"À la recherche du temps perdu ne ressemble à aucun autre ouvrage, et, comme Proust le dit et le redit, la difficulté que nous éprouvons face aux oeuvres réellement nouvelles tient d'abord à nos habitudes, perturbés que nous sommes de ne pas les y retrouver, confrontés à une vision du monde qui demande un temps d'acclimatation, qui réclame au lecteur un changement d'optique, voire une nouvelle paire de jumelles. Quel meilleur moyen de l'aborder, cependant, et d'en découvrir tout le sel, que les rires et les sourires que le narrateur nous arrache à longueur de chapitre ?" Bertrand Leclair.
Marcel Proust was a French novelist, best known for his 3000 page masterpiece À la recherche du temps perdu (Remembrance of Things Past or In Search of Lost Time), a pseudo-autobiographical novel told mostly in a stream-of-consciousness style.

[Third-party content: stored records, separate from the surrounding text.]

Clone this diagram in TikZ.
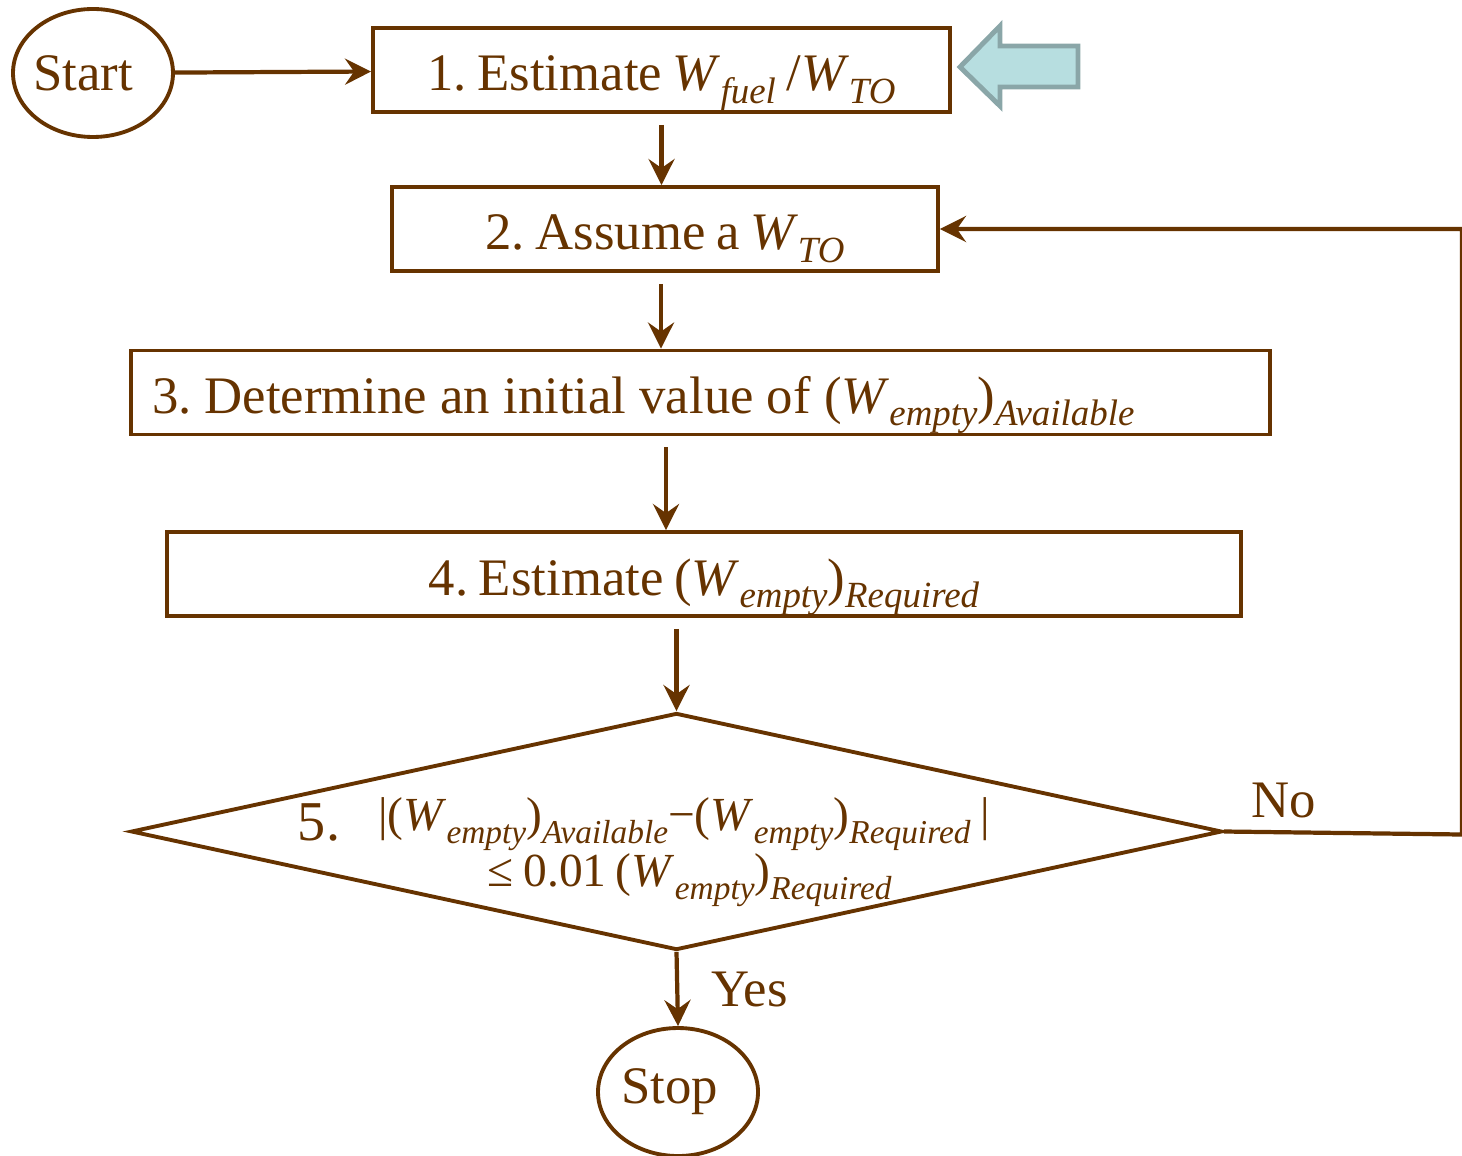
\documentclass[tikz,border=0pt]{standalone}
\usepackage{fontspec}
\setmainfont{Liberation Serif}
\usetikzlibrary{shapes.geometric, arrows.meta}
\newcommand{\lowsub}[2][10.5]{\raisebox{-3.5pt}{\fontsize{#1}{12}\selectfont\itshape #2}}
\newcommand{\tightspaces}{\spaceskip=0.2em\relax}
\frenchspacing

\begin{document}
\begin{tikzpicture}[line width=1.1pt, font=\fontsize{15}{18}\selectfont\tightspaces,
        flow/.style={-{Stealth[length=2.6mm, width=2.6mm, inset=0.9mm]}, draw=flowbrown, line width=1.2pt},
        stepbox/.style={draw=flowbrown, rectangle, minimum height=0.84cm, inner sep=0pt, text height=0.63cm, text depth=0.21cm, text=flowbrown},
        terminal/.style={draw=flowbrown, ellipse, minimum width=1.6cm, minimum height=1.28cm, inner sep=0pt, text=flowbrown},
        decision/.style={draw=flowbrown, diamond, minimum width=10.91cm, minimum height=2.37cm, inner sep=0pt},
        hintarrow/.style={fill=hintblue, draw=hintgray, line width=1.4pt, line join=miter}]
        % Colores
        \definecolor{flowbrown}{RGB}{102, 51, 0}
        \definecolor{hintblue}{RGB}{183, 222, 224}
        \definecolor{hintgray}{RGB}{138, 166, 168}

        \useasboundingbox (0,0) rectangle (14.62,-11.55);

        % Nodos
        \node[terminal] (start) at (0.93,-0.73) {\hspace*{-0.2cm}Start};
        \node[stepbox, minimum width=5.77cm] (est) at (6.615,-0.70) {1. Estimate \textit{W}\lowsub{fuel} /\textit{W}\lowsub{TO}};
        \node[stepbox, minimum width=5.46cm] (assume) at (6.65,-2.29) {2. Assume a \textit{W}\lowsub{TO}};
        \node[stepbox, minimum width=11.39cm, inner xsep=0.21cm, text width=10.97cm, align=flush left, font=\fontsize{15}{18}\selectfont] (initial) at (7.005,-3.925) {3. Determine an initial value of (\textit{W}\lowsub{empty})\lowsub{Available}};
        \node[stepbox, minimum width=10.74cm] (required) at (7.04,-5.74) {4. Estimate (\textit{W}\lowsub{empty})\lowsub{Required}};
        \node[decision] (check) at (6.765,-8.315) {};
        \node[text=flowbrown, font=\fontsize{13.5}{14.5}\selectfont\tightspaces, align=left, anchor=north west, inner sep=0pt] (checktext) at (2.96,-7.96) {\raisebox{-0.1cm}{\fontsize{16}{17}\selectfont 5.}\hspace{0.38cm}|(\textit{W}\lowsub[9.5]{empty})\lowsub[9.5]{Available}−(\textit{W}\lowsub[9.5]{empty})\lowsub[9.5]{Required} |\\
            \hspace{1.9cm}≤ 0.01 (\textit{W}\lowsub[9.5]{empty})\lowsub[9.5]{Required}};
        \node[terminal] (stop) at (6.78,-10.92) {\hspace*{-0.16cm}Stop};

        % Flecha de indicacion
        \draw[hintarrow] (9.60,-0.67) -- (10.00,-0.26) -- (10.00,-0.46) -- (10.78,-0.46) -- (10.78,-0.87) -- (10.00,-0.87) -- (10.00,-1.06) -- cycle;

        % Conexiones
        \draw[flow] (start) -- (est);
        \draw[flow, shorten <=0.11cm] (est.south) -- (est.south |- assume.north);
        \draw[flow, shorten <=0.11cm] ([xshift=-0.04cm]assume.south) -- ([xshift=-0.04cm]assume.south |- initial.north);
        \draw[flow, shorten <=0.11cm] ([xshift=-0.345cm]initial.south) -- ([xshift=-0.345cm]initial.south |- required.north);
        \draw[flow, shorten <=0.11cm] (check.north |- required.south) -- (check.north);
        \draw[flow] (check.south) -- node[right=0.2cm, text=flowbrown] {Yes} (stop.north);

        % Retorno
        \draw[flow] (check.east) -- node[pos=0.25, above, text=flowbrown] {No} ++(2.38,-0.03) |- (assume.east);
\end{tikzpicture}
\end{document}
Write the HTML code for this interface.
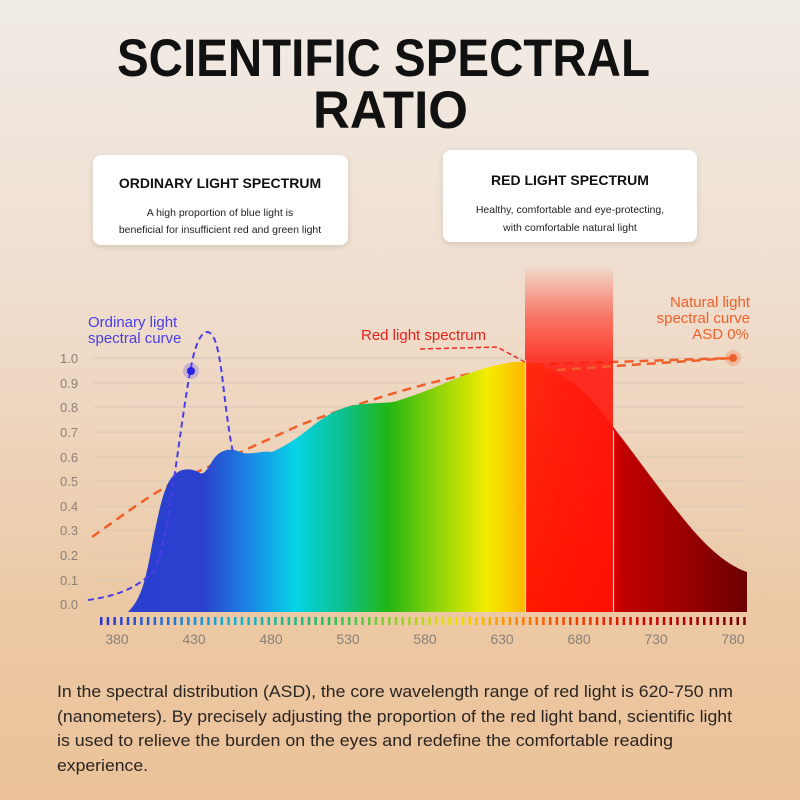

Born in the first year of the Third Republic, the young Marcel, like his narrator, was a delicate child from a bourgeois family. He was active in Parisian high society during the 80s and 90s, welcomed in the most fashionable and exclusive salons of his day. However, his position there was also one of an outsider, due to his Jewishness and homosexuality. Towards the end of 1890s Proust began to withdraw more and more from society, and although he was never entirely reclusive, as is sometimes made out, he lapsed more completely into his lifelong tendency to sleep during the day and work at night. He was also plagued with severe asthma, which had troubled him intermittently since childhood, and a terror of his own death, especially in case it should come before his novel had been completed. The first volume, after some difficulty finding a publisher, came out in 1913, and Proust continued to work with an almost inhuman dedication on his masterpiece right up until his death in 1922, at the age of 51.
Today he is widely recognized as one of the greatest authors of the 20th Century, and À la recherche du temps perdu as one of the most dazzling and significant works of literature to be written in modern times.
"...notre jalousie fouillant le passé pour en tirer des inductions n'y trouve rien ; toujours rétrospective, elle est comme un historien qui aurait à faire une histoire pour laquelle il n'est aucun document ; toujours en retard, elle se précipite comme un taureau furieux là où ne se trouve pas l'être fier et brillant qui l'irrite de ses piqûres et dont la foule cruelle admire la magnificence et la ruse."